Again, what I’m trying to accomplish:
- Paginate through API calls.
- Abide by a rate limit.
- Execute page calls:
- in order
- asynchronously, up until the rate limit.
On the previous post I was given advice which ultimately helped me accomplish my goal (thank you!). The advice was: If you have units of work [1, 2, 3, 4, 5, 6]
then “bucketize“ the work per the rate limit, so if it’s 3 you should get [[1, 2, 3],[4, 5, 6]]
, and then iterate through each bucket, executing each concurrently and sleeping between each bucket.
I used concurrent/3 for this and it worked like a charm.
The only reason this worked though is because the API I’m calling happens to provide a totalPages
property so, very roughly, that enabled me to do something like
get_things([]).
get_things([Bucket|Buckets]) :-
concurrent(3,Bucket,[]),
sleep(Rate_limit_sleep),
get_things(Buckets).
get_things_wrapper(Things) :-
api_call(get_things,Response),
Total_pages = Response.totalPages,
bucketize_pages(Total_pages,Page_buckets),
get_things(Page_buckets).
What I’m wondering though, is what if I was not provided the total pages beforehand?
What if instead of totalPages
the response only provides a boolean is_last
property which lets you know when you’ve paginated to the last page. In that case you can’t bucketize as above because you don’t know how many buckets to create and you would have to process each page as you get to it to check for that property.
So I’m trying to get this minimal example to work:
rate_limit(Count,New_count) :-
succ(Count,Count_),
once((
Count_ = 3,
writeln("wait"),
sleep(3),
New_count = 0
;
New_count = Count_
)).
work(Work) :-
%Network_latency = 2,
%sleep(Network_latency),
writeln(Work).
do_work(_,[]) :- !.
do_work(C,[Work|Works]) :-
thread_create(work(Work),_),
rate_limit(C,C0),
do_work(C0,Works).
main :-
numlist(1,12,Work),
do_work(0,Work).
(in this example we happen to know there are 12 units of work but again, assume you don’t know that in advance.)
Ignoring the “network latency” for now, what I would naively expect running main here is 1, 2, 3, wait(3s), 4, 5, 6, wait(3s)...
, and so on.
Instead what I’m getting is a variety of wonky output like wait 1, 2, 3, 4, 5, 6, wait, 7, wait, 8, 9, 10, 11, wait, 12
or 1, 2, wait, 3, 4, wait, 5, 6, wait, 7, 9, 8, 10, 11, wait, 12
.
From my surface level understanding I believe this because we are offloading the threads to the OS but we’re cycling through do_work/2
so fast that the OS isn’t able to schedule them before we hit the rate limit.
Now uncomment the two latency lines in work/1
and run it.

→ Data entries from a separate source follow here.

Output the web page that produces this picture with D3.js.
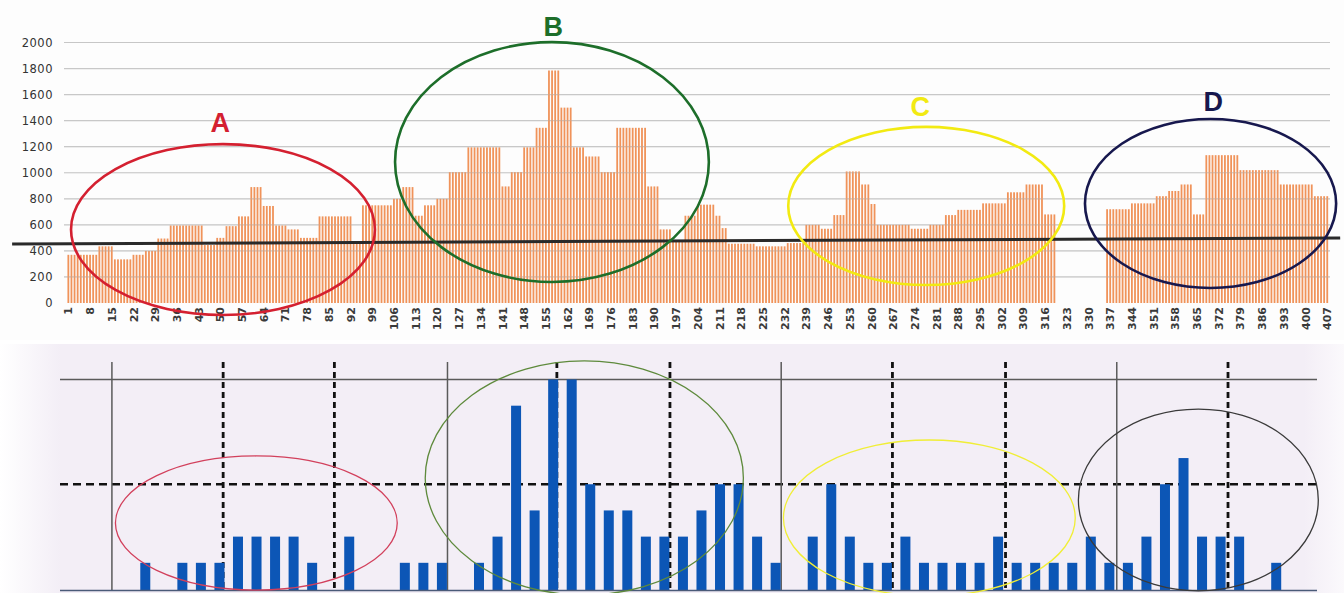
<!DOCTYPE html>
<html>
<head>
<meta charset="utf-8">
<script src="https://cdn.jsdelivr.net/npm/d3@7"></script>
<style>
  body { margin: 0; background: #ffffff; }
  svg { display: block; }
</style>
</head>
<body>
<svg id="chart" width="1344" height="593"></svg>
<script>
// Daily series (days 1..407), stored as runs of equal daily values
const runValues  = [370, 435, 335, 370, 400, 495, 595, 445, 500, 590, 665, 890, 745, 595, 565, 500, 665, 455,
                    750, 800, 890, 670, 750, 800, 1005, 1195, 895, 1005, 1195, 1345, 1785, 1500, 1195, 1125, 1005, 1345, 895, 565, 470,
                    670, 755, 670, 575, 455, 435, 460, 600, 570, 675, 1010, 910, 760, 600, 570, 600, 675, 715, 765, 850, 910, 680,
                    0, 720, 765, 820, 860, 910, 680, 1135, 1020, 910, 820];
const runLengths = [10, 5, 6, 4, 4, 4, 11, 4, 3, 4, 4, 4, 4, 4, 4, 6, 11, 3,
                    10, 3, 4, 3, 4, 4, 6, 11, 3, 4, 4, 4, 4, 4, 4, 5, 5, 10, 4, 4, 4,
                    4, 6, 2, 2, 9, 10, 6, 5, 4, 4, 5, 3, 2, 11, 6, 5, 4, 8, 8, 6, 6, 4,
                    16, 8, 8, 4, 4, 4, 4, 11, 13, 11, 5];
const yTicks = [0, 200, 400, 600, 800, 1000, 1200, 1400, 1600, 1800, 2000];
// hand-drawn level line: value at its left end and at its right end
const levelLine = [453, 499];

// Weekly counts (lower panel), one per slot
const weeklyCounts = [1, 0, 1, 1, 1, 2, 2, 2, 2, 1, 0, 2, 0, 0, 1, 1, 1, 0, 1, 2,
                      7, 3, 8, 8, 4, 3, 3, 2, 2, 2, 3, 4, 4, 2, 1, 0, 2, 4, 2, 1,
                      1, 2, 1, 1, 1, 1, 2, 1, 1, 1, 1, 2, 1, 1, 2, 4, 5, 2, 2, 2, 0, 1];
const dividerSlots = [-1.8, 4.2, 10.2, 16.3, 22.2, 28.3, 34.3, 40.3, 46.4, 52.4, 58.4];
const dividerSolid = [true, false, false, true, false, false, true, false, false, true, false];

// Expand runs into the daily list
const daily = [];
runValues.forEach((v, i) => { for (let k = 0; k < runLengths[i]; k++) daily.push(v); });
const days = daily.map((v, i) => ({ day: i + 1, value: v }));
const dayTicks = days.filter(d => (d.day - 1) % 7 === 0).map(d => d.day);

const svg = d3.select("#chart");

// ---------- upper panel ----------
const xDay = d3.scaleLinear().domain([0.5, 407.5]).range([67, 1329]);
const xBand = d3.scaleBand().domain(days.map(d => d.day)).range([67, 1329]).padding(0);
const y = d3.scaleLinear().domain([0, 2000]).range([303, 42.5]);
const pxPerDay = xDay(1) - xDay(0);
const pxPerUnit = y(0) - y(1);

svg.append("rect").attr("x", 0).attr("y", 0).attr("width", 1344).attr("height", 340).attr("fill", "#fdfdfd");

svg.append("g").selectAll("line").data(yTicks.filter(t => t > 0)).join("line")
  .attr("x1", 64).attr("x2", 1330)
  .attr("y1", d => y(d)).attr("y2", d => y(d))
  .attr("stroke", "#cfcfcf").attr("stroke-width", 1.2);

svg.append("g").selectAll("rect").data(days.filter(d => d.value > 0)).join("rect")
  .attr("x", d => xBand(d.day) + 0.45)
  .attr("width", xBand.bandwidth() * 0.58)
  .attr("y", d => y(d.value))
  .attr("height", d => y(0) - y(d.value))
  .attr("fill", "#f0935a");

// faint gridlines show through the columns
svg.append("g").selectAll("line").data(yTicks.filter(t => t > 0)).join("line")
  .attr("x1", 64).attr("x2", 1330)
  .attr("y1", d => y(d)).attr("y2", d => y(d))
  .attr("stroke", "#b8b8b8").attr("stroke-opacity", 0.35).attr("stroke-width", 1);

const yAxis = d3.axisLeft(y).tickValues(yTicks).tickFormat(d3.format("d")).tickSize(0).tickPadding(0);
const gy = svg.append("g").attr("transform", "translate(53,0)").call(yAxis);
gy.select(".domain").remove();
gy.selectAll("text")
  .attr("font-family", "DejaVu Sans").attr("font-size", 11.5).attr("letter-spacing", 0.5)
  .attr("fill", "#333");

const gx = svg.append("g").attr("transform", "translate(0,304)")
  .call(d3.axisBottom(xBand).tickValues(dayTicks).tickSize(0).tickPadding(0));
gx.select(".domain").remove();
gx.selectAll("text")
  .attr("font-family", "DejaVu Sans").attr("font-size", 11).attr("font-weight", "bold")
  .attr("fill", "#3a3a3a")
  .attr("text-anchor", "end")
  .attr("transform", "translate(0,3) rotate(-90)")
  .attr("dx", 0).attr("dy", "0.35em").attr("y", 0).attr("x", 0);

// level line
svg.append("line")
  .attr("x1", xDay(-17.2)).attr("x2", xDay(411.1))
  .attr("y1", y(levelLine[0])).attr("y2", y(levelLine[1]))
  .attr("stroke", "#2a2a2a").attr("stroke-width", 3);

// zone rings and letters (centre and radii in day / value units)
const zones = [
  { label: "A", color: "#d42030", cx: 50.8,  rx: 49,   cy: 564,  ry: 656, lx: 49.9,  ly: 1382 },
  { label: "B", color: "#1d6e2a", cx: 156.9, rx: 50.6, cy: 1082, ry: 921, lx: 157.3, ly: 2118 },
  { label: "C", color: "#f2ea12", cx: 277.6, rx: 44.5, cy: 745,  ry: 607, lx: 275.7, ly: 1505 },
  { label: "D", color: "#17184e", cx: 369.3, rx: 40.5, cy: 764,  ry: 649, lx: 370.2, ly: 1543 }
];
svg.append("g").selectAll("ellipse").data(zones).join("ellipse")
  .attr("cx", d => xDay(d.cx)).attr("cy", d => y(d.cy))
  .attr("rx", d => d.rx * pxPerDay)
  .attr("ry", d => d.ry * pxPerUnit)
  .attr("fill", "none").attr("stroke", d => d.color).attr("stroke-width", 2.6);
svg.append("g").selectAll("text").data(zones).join("text")
  .attr("x", d => xDay(d.lx)).attr("y", d => y(d.ly))
  .attr("text-anchor", "middle").attr("dominant-baseline", "central")
  .attr("font-family", "Liberation Sans").attr("font-weight", "bold").attr("font-size", 27)
  .attr("fill", d => d.color).text(d => d.label);

// ---------- lower panel ----------
const xB = d3.scaleLinear().domain([-4.6, 63.2]).range([60, 1317]);
const yB = d3.scaleLinear().domain([0, 8]).range([589, 379.5]);
const pxPerSlot = xB(1) - xB(0);
const pxPerCount = yB(0) - yB(1);

const defs = svg.append("defs");
const grad = defs.append("linearGradient").attr("id", "panelFade").attr("x1", 0).attr("x2", 1).attr("y1", 0).attr("y2", 0);
grad.append("stop").attr("offset", "0").attr("stop-color", "#ffffff");
grad.append("stop").attr("offset", "0.045").attr("stop-color", "#f3eef6");
grad.append("stop").attr("offset", "0.97").attr("stop-color", "#f3eef6");
grad.append("stop").attr("offset", "1").attr("stop-color", "#fbf9fc");
svg.append("rect").attr("x", 0).attr("y", 344).attr("width", 1344).attr("height", 249).attr("fill", "url(#panelFade)");

// horizontal reference lines
svg.append("line").attr("x1", 60).attr("x2", 1317).attr("y1", yB(8)).attr("y2", yB(8))
  .attr("stroke", "#5a5a5a").attr("stroke-width", 1.4);
svg.append("line").attr("x1", 60).attr("x2", 1317).attr("y1", yB(4)).attr("y2", yB(4))
  .attr("stroke", "#111").attr("stroke-width", 2.6).attr("stroke-dasharray", "8,5");

// vertical dividers
const divs = dividerSlots.map((s, i) => ({ s, solid: dividerSolid[i] }));
svg.append("g").selectAll("line").data(divs).join("line")
  .attr("x1", d => xB(d.s)).attr("x2", d => xB(d.s))
  .attr("y1", 362).attr("y2", 590)
  .attr("stroke", d => d.solid ? "#5a5a5a" : "#111")
  .attr("stroke-width", d => d.solid ? 1.5 : 2.8)
  .attr("stroke-dasharray", d => d.solid ? null : "6,4");

// weekly columns
const weeks = weeklyCounts.map((v, i) => ({ i, v })).filter(d => d.v > 0);
svg.append("g").selectAll("rect").data(weeks).join("rect")
  .attr("x", d => xB(d.i) - 5).attr("width", 10)
  .attr("y", d => yB(d.v)).attr("height", d => yB(0) - yB(d.v) + 1)
  .attr("fill", "#0c56b6");

svg.append("line").attr("x1", 60).attr("x2", 1317).attr("y1", 590.5).attr("y2", 590.5)
  .attr("stroke", "#4a5a78").attr("stroke-width", 1.5);

const rings = [
  { color: "#d2405c", cx: 5.99,  rx: 7.6,  cy: 2.52, ry: 2.56 },
  { color: "#5e8a3c", cx: 23.68, rx: 8.58, cy: 4.24, ry: 4.47 },
  { color: "#f0ee36", cx: 42.29, rx: 7.87, cy: 2.71, ry: 2.98 },
  { color: "#3a3a3a", cx: 56.8,  rx: 6.47, cy: 3.40, ry: 3.47 }
];
svg.append("g").selectAll("ellipse").data(rings).join("ellipse")
  .attr("cx", d => xB(d.cx)).attr("cy", d => yB(d.cy))
  .attr("rx", d => d.rx * pxPerSlot)
  .attr("ry", d => d.ry * pxPerCount)
  .attr("fill", "none").attr("stroke", d => d.color).attr("stroke-width", 1.3);
</script>
</body>
</html>
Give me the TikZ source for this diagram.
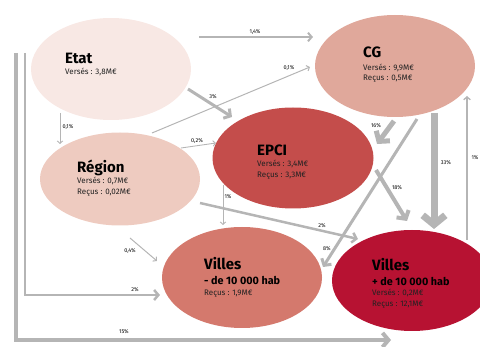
\documentclass[tikz,border=0pt]{standalone}
\usepackage{fontspec}
\setmainfont{Fira Sans}
\usetikzlibrary{shapes.geometric,arrows.meta}
\definecolor{cEtat}{HTML}{F8E8E4}
\definecolor{cReg}{HTML}{EECBC0}
\definecolor{cCG}{HTML}{E0A89B}
\definecolor{cEPCI}{HTML}{C44D4B}
\definecolor{cVm}{HTML}{D4796D}
\definecolor{cVp}{HTML}{B71232}
\definecolor{cArr}{HTML}{B5B5B5}
\definecolor{cTxt}{HTML}{222222}
\tikzset{
  blob/.style={ellipse, inner sep=0pt, draw=none},
  ttl/.style={anchor=base west, inner sep=0pt, font=\fontsize{15}{15}\selectfont\bfseries},
  sub/.style={anchor=base west, inner sep=0pt, font=\fontsize{10.8}{11}\selectfont\bfseries},
  info/.style={anchor=base west, inner sep=0pt, text=cTxt, font=\fontsize{8}{8}\selectfont},
  pct/.style={inner sep=0pt, font=\fontsize{5.5}{5.5}\selectfont},
  flow/.style={draw=cArr, line width=#1, -{Straight Barb[length=1.5pt 1.1, width=3pt 2.8]}},
  flow/.default=1pt
}
\begin{document}
\begin{tikzpicture}[x=1pt,y=-1pt]
\useasboundingbox (0,0) rectangle (480,347);
\clip (0,0) rectangle (480,347);
% ellipses
\node[blob, fill=cEtat, minimum width=160, minimum height=102] (etat) at (111,69) {};
\node[blob, fill=cCG, minimum width=160, minimum height=102] (cg) at (395,66) {};
\node[blob, fill=cReg, minimum width=160, minimum height=93] (reg) at (120,179) {};
\node[blob, fill=cEPCI, minimum width=161, minimum height=101] (epci) at (293,158) {};
\node[blob, fill=cVm, minimum width=160, minimum height=101] (vm) at (242,277.5) {};
\node[blob, fill=cVp, minimum width=160, minimum height=101] (vp) at (412,280.5) {};
% texts
\node[ttl] (t1) at (65,64) {Etat};
\node[info] (t1a) at (65,75) {Versés : 3,8M€};
\node[ttl] (t2) at (363,58) {CG};
\node[info] (t2a) at (363,71) {Versés : 9,9M€};
\node[info] (t2b) at (363,81) {Reçus : 0,5M€};
\node[ttl] (t3) at (77,173) {Région};
\node[info] (t3a) at (77,184) {Versés : 0,7M€};
\node[info] (t3b) at (77,195) {Reçus : 0,02M€};
\node[ttl] (t4) at (257,156) {EPCI};
\node[info] (t4a) at (257,167) {Versés : 3,4M€};
\node[info] (t4b) at (257,178) {Reçus : 3,3M€};
\node[ttl] (t5) at (204,270) {Villes};
\node[sub] (t5a) at (204,285) {- de 10 000 hab};
\node[info] (t5b) at (204,296) {Reçus : 1,9M€};
\node[ttl] (t6) at (372,271) {Villes};
\node[sub] (t6a) at (372,286) {+ de 10 000 hab};
\node[info] (t6b) at (372,296) {Versés : 0,2M€};
\node[info] (t6c) at (372,307) {Reçus : 12,1M€};
% connector end points
\coordinate (a1s) at (199,37); \coordinate (a1e) at (313,37);
\coordinate (a2s) at (188,89); \coordinate (a2e) at (232,117);
\coordinate (a3s) at (152,133); \coordinate (a3e) at (310,67);
\coordinate (a4s) at (60,113); \coordinate (a4e) at (60,144);
\coordinate (a5s) at (181,148); \coordinate (a5e) at (216,143);
\coordinate (a6s) at (223,185); \coordinate (a6e) at (223,225);
\coordinate (a7s) at (200,203); \coordinate (a7e) at (358,239);
\coordinate (a8s) at (130,238); \coordinate (a8e) at (157,261);
\coordinate (a9s) at (394,121); \coordinate (a9e) at (377,144);
\coordinate (a10s) at (417,119); \coordinate (a10e) at (323,267);
\coordinate (a11s) at (376,170); \coordinate (a11e) at (407,221);
\coordinate (a12s) at (434,113); \coordinate (a12e) at (434,229);
\coordinate (a13s) at (467,240); \coordinate (a13e) at (467,96);
\coordinate (a14s) at (25,53); \coordinate (a14c) at (25,295); \coordinate (a14e) at (160,295);
\coordinate (a15s) at (16,53); \coordinate (a15c) at (16,340); \coordinate (a15e) at (391,340);
% connectors
\draw[flow=2pt] (a1s) -- (a1e);
\draw[flow=3pt] (a2s) -- (a2e);
\draw[flow=1pt] (a3s) -- (a3e);
\draw[flow=0.9pt] (a4s) -- (a4e);
\draw[flow=0.9pt] (a5s) -- (a5e);
\draw[flow=0.9pt] (a6s) -- (a6e);
\draw[flow=2.5pt] (a7s) -- (a7e);
\draw[flow=1pt] (a8s) -- (a8e);
\draw[flow=5pt] (a9s) -- (a9e);
\draw[flow=3pt] (a10s) -- (a10e);
\draw[flow=4pt] (a11s) -- (a11e);
\draw[flow=7pt] (a12s) -- (a12e);
\draw[flow=1.3pt] (a13s) -- (a13e);
\draw[flow=2.5pt] (a14s) -- (a14c) -- (a14e);
\draw[flow=4pt] (a15s) -- (a15c) -- (a15e);
% labels
\node[pct] (l1) at (255,32) {1,4\%};
\node[pct] (l2) at (213,97) {3\%};
\node[pct] (l3) at (289,68) {0,1\%};
\node[pct] (l4) at (68,127) {0,1\%};
\node[pct] (l5) at (197,141) {0,2\%};
\node[pct] (l6) at (228,197) {1\%};
\node[pct] (l7) at (322,226) {2\%};
\node[pct] (l8) at (130,251) {0,4\%};
\node[pct] (l9) at (376,126) {16\%};
\node[pct] (l10) at (327,249) {8\%};
\node[pct] (l11) at (397,188) {18\%};
\node[pct] (l12) at (446,163) {33\%};
\node[pct] (l13) at (475,158) {1\%};
\node[pct] (l14) at (135,290) {2\%};
\node[pct] (l15) at (124,332) {15\%};
\end{tikzpicture}
\end{document}
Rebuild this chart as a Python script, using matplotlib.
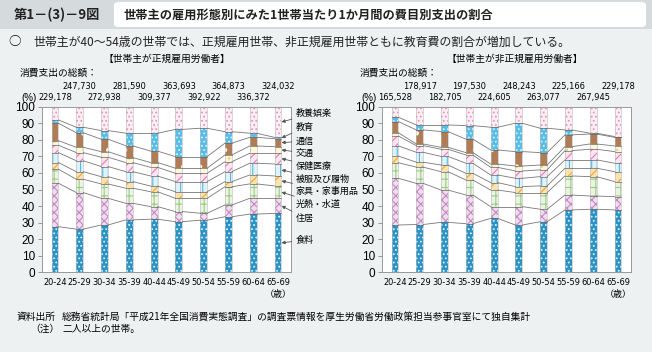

From my testing, this now executes concurrently; ie. I only had to wait 2 seconds for all three, not 3 units_work * 2 seconds_each = 6 seconds synchronous wait, but out of order.
Any guidance here is greatly appreciated.
In short what I’m trying to do is get my output to appear exactly like, and be as performant as, this
rate_limit(Count,New_count) :-
succ(Count,Count_),
once((
Count_ = 10,
writeln("wait"),
sleep(3),
New_count = 0
;
New_count = Count_
)).
work(Work) :-
%Network_latency = 2,
%sleep(Network_latency),
writeln(Work).
do_work(_,[]) :- !.
do_work(C,[Work|Works]) :-
work(Work),
rate_limit(C,C0),
do_work(C0,Works).
main :-
numlist(1,100,Work),
do_work(0,Work).
except when you uncomment network latency, I don’t want to wait 2 seconds * 10 units of work = 20 seconds between rate limits. I want them to execute concurrently so I only wait 2 seconds total.